Trump may not end U.S. complicity with Israeli militarization, but he has signaled to Prime Minister Netanyahu that U.S. support cannot be taken for granted. Unlike Trump’s first visit to the region in his first term, he did not include a stopover in Israel. On route to the region in the second term, Trump announced that he had negotiated the Hamas’ release of the last living American citizen being held hostage, without any discussions with Netanyahu, who was only informed of the deal after the surprise release. Netanyahu learned of the truce between the United States and the Houthis after the fact as well.
Former Israeli ambassador to the United States, Michael Oren, a hard-liner, conceded that “It certainly doesn’t look like Netanyahu has Trump’s ear right now—and if he has his ear, he doesn’t have Trump’s heart and mind.” The fact that there are even tentative indications of a possible path to a new nuclear deal with Iran as well as even a limited revival of commercial ties between Iran and the United States must be particularly worrisome to Netanyahu and the right-wing zealots.
Israelis have always expected great support from presidents from the Democratic Party, but they understand that Republican presidents (e.g., Eisenhower, Reagan, Bush Sr.) have been willing to separate themselves from Israeli excesses when necessary. Democratic presidents have been beholden for support and resources from the Jewish-American community, and for that reason have avoided getting crosswise with Israel. Netanyahu has exploited this fact for the past three decades, which has frustrated Presidents Clinton, Obama, and Biden.
The Israelis know that Trump would like to build on the 2020 Abraham Accords from his first term, which comprised a series of bilateral relations that normalized relations between Israel and several Arab countries.
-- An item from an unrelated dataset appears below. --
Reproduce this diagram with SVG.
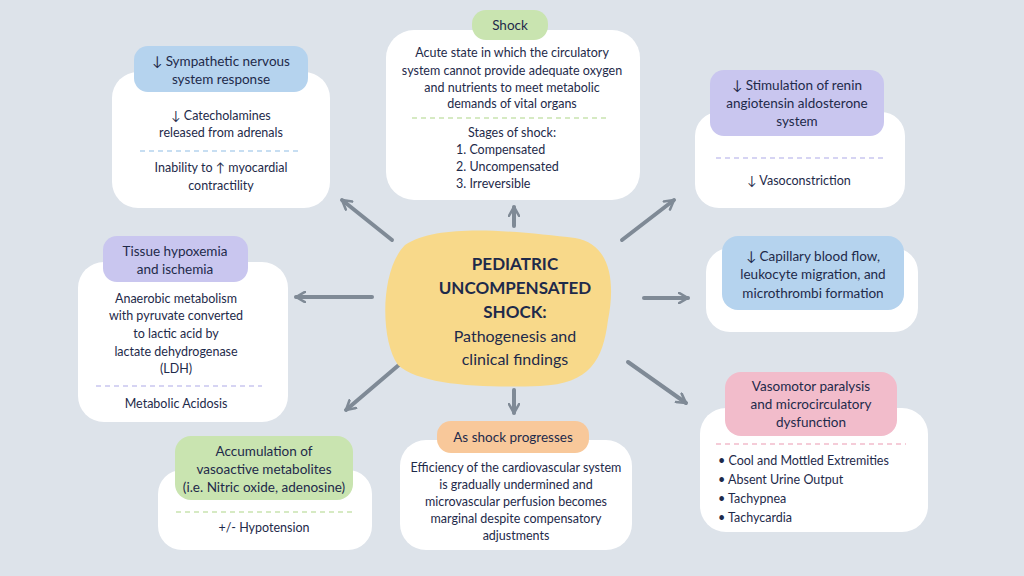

The Accords did nothing to address the existential problem of Palestine, however, and Trump will not be able to expand the Accords to include Saudi Arabia without paying more attention of the Palestinian problem and the need for some solution. Trump himself has referred to a solution that addresses the needs of all the parties as the “deal of the century,” which is designed to position himself for consideration of one of his major goals, a Nobel peace prize.
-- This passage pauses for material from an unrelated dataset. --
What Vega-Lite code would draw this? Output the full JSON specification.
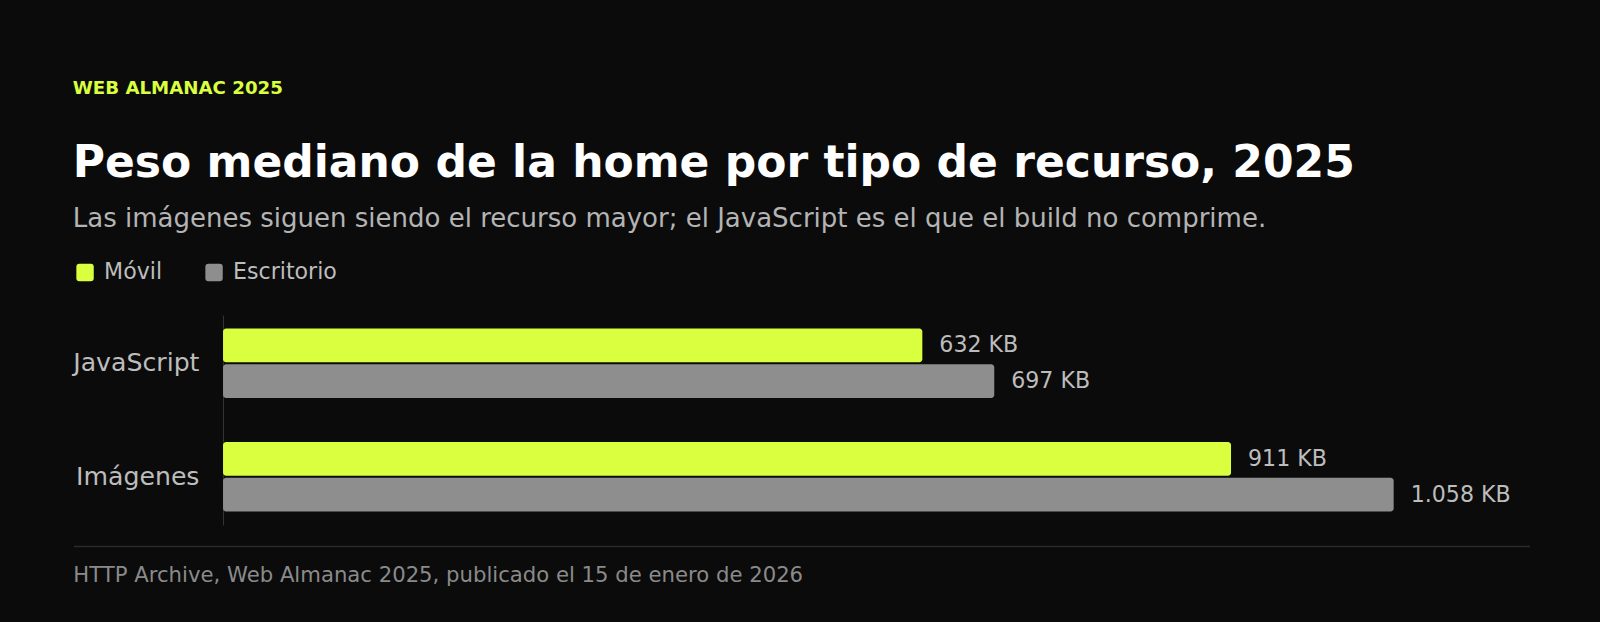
{
  "$schema": "https://vega.github.io/schema/vega-lite/v6.json",
  "background": "#0b0b0b",
  "padding": {"left": 72, "right": 72, "top": 78, "bottom": 40},
  "title": {
    "text": "WEB ALMANAC 2025",
    "anchor": "start",
    "font": "DejaVu Sans",
    "fontSize": 18.2,
    "fontWeight": "bold",
    "color": "#d9ff3f",
    "offset": 44
  },
  "spacing": 20,
  "vconcat": [
    {
      "width": 1456,
      "height": 210,
      "title": {
        "text": "Peso mediano de la home por tipo de recurso, 2025",
        "subtitle": "Las imágenes siguen siendo el recurso mayor; el JavaScript es el que el build no comprime.",
        "anchor": "start",
        "font": "DejaVu Sans",
        "fontSize": 44,
        "fontWeight": "bold",
        "color": "#ffffff",
        "subtitleFont": "DejaVu Sans",
        "subtitleFontSize": 26,
        "subtitleColor": "#b4b4b4",
        "subtitlePadding": 20,
        "offset": 83
      },
      "data": {
        "values": [
          {"tipo": "JavaScript", "dispositivo": "Móvil", "kb": 632},
          {"tipo": "JavaScript", "dispositivo": "Escritorio", "kb": 697},
          {"tipo": "Imágenes", "dispositivo": "Móvil", "kb": 911},
          {"tipo": "Imágenes", "dispositivo": "Escritorio", "kb": 1058}
        ]
      },
      "transform": [
        {"calculate": "format(datum.kb, ',d') + ' KB'", "as": "etiqueta"}
      ],
      "encoding": {
        "y": {
          "field": "tipo",
          "type": "nominal",
          "sort": ["JavaScript", "Imágenes"],
          "scale": {"paddingInner": 0.388, "paddingOuter": 0.12},
          "axis": {
            "title": null,
            "offset": -149,
            "ticks": false,
            "grid": false,
            "domain": true,
            "domainColor": "#333333",
            "domainWidth": 1,
            "labelFont": "DejaVu Sans",
            "labelFontSize": 25.2,
            "labelColor": "#bdbdbd",
            "labelPadding": 24
          }
        },
        "yOffset": {
          "field": "dispositivo",
          "type": "nominal",
          "sort": ["Móvil", "Escritorio"],
          "scale": {"paddingInner": 0.056, "paddingOuter": 0}
        },
        "x": {
          "field": "kb",
          "type": "quantitative",
          "scale": {"domain": [-134.7, 1181.2], "nice": false, "zero": false},
          "axis": null
        }
      },
      "layer": [
        {
          "mark": {"type": "bar", "cornerRadius": 3},
          "encoding": {
            "x2": {"datum": 0},
            "color": {
              "field": "dispositivo",
              "type": "nominal",
              "sort": ["Móvil", "Escritorio"],
              "scale": {"domain": ["Móvil", "Escritorio"], "range": ["#d9ff3f", "#8e8e8e"]},
              "legend": {
                "orient": "none",
                "legendX": 0,
                "legendY": -54,
                "direction": "horizontal",
                "title": null,
                "symbolType": "M-0.65,-1H0.65Q1,-1 1,-0.65V0.65Q1,1 0.65,1H-0.65Q-1,1 -1,0.65V-0.65Q-1,-1 -0.65,-1Z",
                "symbolSize": 303,
                "symbolStrokeWidth": 0,
                "symbolOpacity": 1,
                "labelFont": "DejaVu Sans",
                "labelFontSize": 22.1,
                "labelColor": "#bdbdbd",
                "labelOffset": 8,
                "columnPadding": 40,
                "padding": 0
              }
            }
          }
        },
        {
          "mark": {
            "type": "text",
            "align": "left",
            "baseline": "middle",
            "dx": 17,
            "font": "DejaVu Sans",
            "fontSize": 22.1,
            "color": "#bdbdbd"
          },
          "encoding": {
            "text": {"field": "etiqueta", "type": "nominal"}
          }
        }
      ]
    },
    {
      "width": 1456,
      "height": 1,
      "data": {"values": [{"desde": 0, "hasta": 1}]},
      "title": {
        "text": "HTTP Archive, Web Almanac 2025, publicado el 15 de enero de 2026",
        "orient": "bottom",
        "anchor": "start",
        "font": "DejaVu Sans",
        "fontSize": 21.2,
        "fontWeight": "normal",
        "color": "#8a8a8a",
        "offset": 18
      },
      "mark": {"type": "rule", "color": "#2a2a2a", "strokeWidth": 1.5},
      "encoding": {
        "x": {"field": "desde", "type": "quantitative", "scale": {"domain": [0, 1]}, "axis": null},
        "x2": {"field": "hasta"}
      }
    }
  ],
  "config": {
    "font": "DejaVu Sans",
    "view": {"stroke": null},
    "locale": {
      "number": {"decimal": ",", "thousands": ".", "grouping": [3], "currency": ["", " €"]}
    }
  }
}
Nevertheless, while Trump pursues his economic and geopolitical deals in the Persian Gulf, one of the greatest tragedies in human history is unfolding as the Israelis pursue a genocidal campaign that is killing tens of thousands of innocent civilians and children, and traumatizing and ruining the lives of more than two million Palestinians who have been running for their lives for the past year and a half. The fact that the international community has demonstrated no ability to counter Israeli militarism reveals the absence of any global responsibility for this horror as it unfolds. Even Israeli military officials are acknowledging the fact that starvation is expanding across the Gaza strip, with Palestinian children paying a terrible price.
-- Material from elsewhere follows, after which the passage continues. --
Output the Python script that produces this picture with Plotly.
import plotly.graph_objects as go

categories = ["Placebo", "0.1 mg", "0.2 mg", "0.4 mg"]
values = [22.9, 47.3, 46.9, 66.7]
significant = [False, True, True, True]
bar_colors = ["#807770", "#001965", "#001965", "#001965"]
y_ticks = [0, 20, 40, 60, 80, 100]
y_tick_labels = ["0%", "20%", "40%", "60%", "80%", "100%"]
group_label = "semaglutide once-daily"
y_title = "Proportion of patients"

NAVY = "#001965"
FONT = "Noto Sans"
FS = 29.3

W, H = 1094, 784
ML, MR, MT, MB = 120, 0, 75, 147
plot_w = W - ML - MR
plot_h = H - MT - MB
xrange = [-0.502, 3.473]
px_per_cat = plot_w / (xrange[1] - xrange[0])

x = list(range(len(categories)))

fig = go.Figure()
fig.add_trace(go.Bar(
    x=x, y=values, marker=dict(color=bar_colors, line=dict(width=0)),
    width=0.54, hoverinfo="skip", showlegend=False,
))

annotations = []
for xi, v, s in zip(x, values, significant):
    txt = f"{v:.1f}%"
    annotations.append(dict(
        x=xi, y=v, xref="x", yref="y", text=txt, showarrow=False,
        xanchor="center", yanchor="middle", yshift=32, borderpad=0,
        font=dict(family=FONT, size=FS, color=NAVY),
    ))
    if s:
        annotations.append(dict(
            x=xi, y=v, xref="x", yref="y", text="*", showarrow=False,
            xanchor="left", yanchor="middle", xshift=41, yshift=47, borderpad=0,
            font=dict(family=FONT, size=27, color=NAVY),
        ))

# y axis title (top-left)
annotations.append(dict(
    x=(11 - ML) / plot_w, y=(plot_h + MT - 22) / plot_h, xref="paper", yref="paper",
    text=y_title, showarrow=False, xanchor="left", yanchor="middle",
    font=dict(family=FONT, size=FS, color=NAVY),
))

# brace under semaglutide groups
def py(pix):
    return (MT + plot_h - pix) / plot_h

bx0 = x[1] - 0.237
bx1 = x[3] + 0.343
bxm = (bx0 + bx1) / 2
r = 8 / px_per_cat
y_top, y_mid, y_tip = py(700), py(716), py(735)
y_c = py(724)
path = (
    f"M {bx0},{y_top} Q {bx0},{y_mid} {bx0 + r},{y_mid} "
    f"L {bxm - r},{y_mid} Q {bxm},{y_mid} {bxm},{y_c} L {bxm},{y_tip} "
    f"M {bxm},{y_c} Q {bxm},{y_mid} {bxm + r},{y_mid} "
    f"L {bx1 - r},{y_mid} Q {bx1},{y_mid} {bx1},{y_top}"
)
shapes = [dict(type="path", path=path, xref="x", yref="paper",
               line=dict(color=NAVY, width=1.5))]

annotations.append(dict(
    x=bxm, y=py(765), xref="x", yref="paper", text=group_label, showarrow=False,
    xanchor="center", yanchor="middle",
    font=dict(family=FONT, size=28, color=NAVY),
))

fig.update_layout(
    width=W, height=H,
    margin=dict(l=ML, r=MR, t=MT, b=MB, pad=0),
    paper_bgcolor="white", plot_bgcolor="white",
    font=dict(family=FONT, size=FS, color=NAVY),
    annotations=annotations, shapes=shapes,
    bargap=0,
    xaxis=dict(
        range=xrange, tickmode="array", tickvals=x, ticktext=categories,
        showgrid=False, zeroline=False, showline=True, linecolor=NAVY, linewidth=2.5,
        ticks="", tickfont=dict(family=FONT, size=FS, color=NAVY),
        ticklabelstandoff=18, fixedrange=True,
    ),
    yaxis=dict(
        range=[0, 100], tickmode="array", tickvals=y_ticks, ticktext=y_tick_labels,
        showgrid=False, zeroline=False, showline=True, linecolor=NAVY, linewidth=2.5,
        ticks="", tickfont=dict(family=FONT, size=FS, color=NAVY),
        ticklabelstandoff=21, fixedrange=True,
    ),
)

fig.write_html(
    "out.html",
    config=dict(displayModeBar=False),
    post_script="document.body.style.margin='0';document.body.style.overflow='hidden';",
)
For the past two months, Israel has made sure that no food, water, medical materials and other essentials can reach the victims of its assault. Netanyahu has been given a free hand to operate. Presidents Biden and Trump are responsible for providing the Israeli Defense Forces with the weaponry—including bunker-buster bombs and missiles still being used against hospital complexes—that comprise some of the most deadly war crimes of all.